By Amahle Shosha
When Debbie Turner speaks about ballet, her words are filled with deep affection. As the artistic director of Cape Ballet Africa, she sees dance not just as an art form but as a vital language, one she has dedicated her entire life to preserving.
Performing as a professional dancer and running her own dance school has proven her tireless commitment to ballet, which has defined her career for over 30 years.
“There is so much talent in this country,” Turner insists. Yet, despite this abundance, professional opportunities are scarce. In the mid-1990s, there were over 200 paid ballet positions in South Africa. Today, that number has shrunk to fewer than 70.
“Imagine if there were only 70 positions for engineers in South Africa,” she says. The analogy underlines the urgency she feels to change this reality.
Cape Ballet Africa is part of that change. Turner commissions new works from South African choreographers, licenses international classics, and stages premieres such as Allegro Brillante, which are performed for the first time in Africa at the NAF. For her, the company is about more than just performances; it is about keeping dancers in South Africa by giving them the artistic recognition they might otherwise only find abroad.
This commitment is also reflected in her approach to inclusivity and diversity. Turner sees classical ballet as a discipline for everyone, starting with encouraging children at a junior school level. Yet she’s clear-eyed about the economic barriers many face in pursuing dance professionally, and she calls on government and provincial support to help create sustainable careers for dancers at home.
Turner’s vision is perhaps best captured in her explanation of SALT, one of the works performed at the festival. “SALT preserves history,” she says. “It’s a preservative and a healer.” For Turner, dance is both: it honours tradition while healing and renewing it for the future.
She describes classical ballet technique as a language that dancers refine daily and that choreographers use to write new stories. “The tradition lies in the primary colours,” she says, “but the art is in the shades and the mixing.”
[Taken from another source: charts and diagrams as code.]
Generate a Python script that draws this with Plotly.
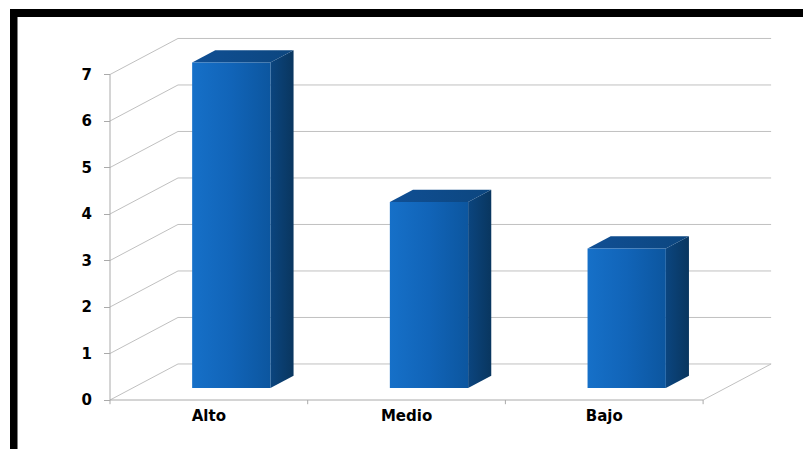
import plotly.graph_objects as go

# Data
categories = ["Alto", "Medio", "Bajo"]
values = [7, 4, 3]
tick_values = [0, 1, 2, 3, 4, 5, 6, 7]

# Oblique projection of the depth axis (in data units)
DEPTH_X = 0.344   # horizontal shift of the back wall, in category units
DEPTH_Y = 0.775   # vertical shift of the back wall, in value units
BAR_HALF = 0.198  # half bar width, in category units
F_FRONT, F_BACK = 0.33, 0.67  # bar depth span as a fraction of the floor depth

GRID = "#c0c0c0"
n = len(categories)
ymax = max(tick_values)

fig = go.Figure()

def line(xs, ys, color=GRID, width=1):
    fig.add_trace(go.Scatter(x=xs, y=ys, mode="lines", hoverinfo="skip",
                             line=dict(color=color, width=width), showlegend=False))

# Back wall gridlines and left side wall diagonals
for v in tick_values:
    line([DEPTH_X, n + DEPTH_X], [v + DEPTH_Y, v + DEPTH_Y])
    line([0, DEPTH_X], [v, v + DEPTH_Y])

# Floor: front edge and right diagonal
line([0, n], [0, 0], color="#aaaaaa")
line([n, n + DEPTH_X], [0, DEPTH_Y])
# Front value axis
line([0, 0], [0, ymax], color="#aaaaaa")
# Category boundary ticks on the floor edge
for i in range(n + 1):
    line([i, i], [0, -0.09], color="#aaaaaa")

# 3D bars
for i, v in enumerate(values):
    c = i + 0.5
    xl_f, xr_f = c - BAR_HALF + F_FRONT * DEPTH_X, c + BAR_HALF + F_FRONT * DEPTH_X
    xl_b, xr_b = c - BAR_HALF + F_BACK * DEPTH_X, c + BAR_HALF + F_BACK * DEPTH_X
    yb_f, yb_b = F_FRONT * DEPTH_Y, F_BACK * DEPTH_Y

    # side face
    fig.add_trace(go.Scatter(
        x=[xr_f, xr_b, xr_b, xr_f, xr_f],
        y=[yb_f, yb_b, v + yb_b, v + yb_f, yb_f],
        fill="toself", mode="lines", line=dict(width=0, color="#0a3a70"),
        fillgradient=dict(type="horizontal",
                          colorscale=[[0, "#0b457f"], [1, "#09365f"]]),
        hoverinfo="skip", showlegend=False))
    # top face
    fig.add_trace(go.Scatter(
        x=[xl_f, xr_f, xr_b, xl_b, xl_f],
        y=[v + yb_f, v + yb_f, v + yb_b, v + yb_b, v + yb_f],
        fill="toself", mode="lines", line=dict(width=0, color="#0d4c8f"),
        fillgradient=dict(type="horizontal",
                          colorscale=[[0, "#104f94"], [1, "#0c467f"]]),
        hoverinfo="skip", showlegend=False))
    # front face
    fig.add_trace(go.Scatter(
        x=[xl_f, xr_f, xr_f, xl_f, xl_f],
        y=[yb_f, yb_f, v + yb_f, v + yb_f, yb_f],
        fill="toself", mode="lines", line=dict(width=0, color="#1064b8"),
        fillgradient=dict(type="horizontal",
                          colorscale=[[0, "#1670c8"], [0.5, "#1164b8"],
                                      [1, "#0c569f"]]),
        hoverinfo="skip", showlegend=False))

L, R, T, B = 20, 790, 20, 440
W, H = 803, 449
px_per_x = 197.7
px_per_y = 46.5
x0_px, y0_px = 110, 400

label_font = dict(family="DejaVu Sans", size=15, color="black", weight="bold")

fig.update_layout(
    width=W, height=H,
    margin=dict(l=L, r=W - R, t=T, b=H - B),
    paper_bgcolor="white", plot_bgcolor="white",
    showlegend=False,
    xaxis=dict(
        range=[(L - x0_px) / px_per_x, (R - x0_px) / px_per_x],
        showgrid=False, zeroline=False, showline=False,
        tickvals=[i + 0.5 for i in range(n)], ticktext=categories,
        ticks="", anchor="free", position=(B - y0_px) / (B - T),
        tickfont=label_font,
        ticklabelstandoff=5,
        fixedrange=True,
    ),
    yaxis=dict(
        range=[(y0_px - B) / px_per_y, (y0_px - T) / px_per_y],
        showgrid=False, zeroline=False, showline=False,
        tickvals=tick_values, ticks="outside", ticklen=6, tickcolor="#aaaaaa",
        anchor="free", position=(x0_px - L) / (R - L),
        tickfont=label_font,
        ticklabelstandoff=9,
        fixedrange=True,
    ),
    shapes=[
        # black frame (top and left)
        dict(type="rect", xref="paper", yref="paper", layer="above",
             x0=(10 - L) / (R - L), x1=(W - L) / (R - L) + 0.01,
             y0=(B - 17) / (B - T), y1=(B - 9) / (B - T),
             fillcolor="black", line=dict(width=0)),
        dict(type="rect", xref="paper", yref="paper", layer="above",
             x0=(10 - L) / (R - L), x1=(17.5 - L) / (R - L),
             y0=(B - H - 5) / (B - T), y1=(B - 9) / (B - T),
             fillcolor="black", line=dict(width=0)),
    ],
)

fig.write_html("out.html")
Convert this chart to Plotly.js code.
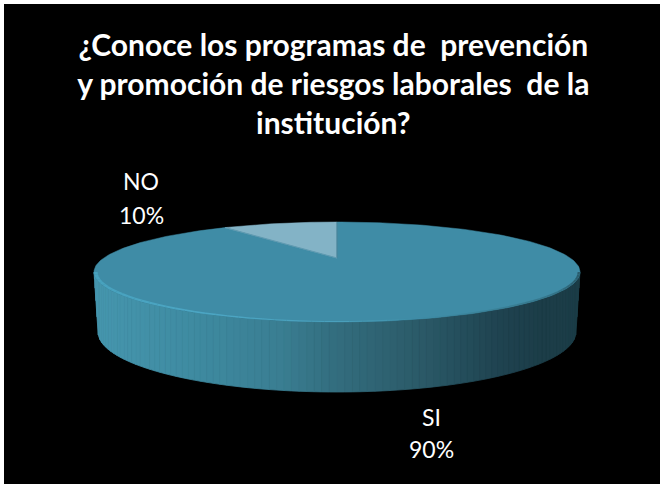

As Cape Ballet Africa grows, Turner hopes it will offer dancers the choice to stay in South Africa, build careers, and enrich local audiences rather than being lost to international stages. “Today is history created for tomorrow,” she reflects. It is a philosophy that guides her work: to preserve the best of the past while making space for new voices, new stories, and new generations of South African dancers to shine.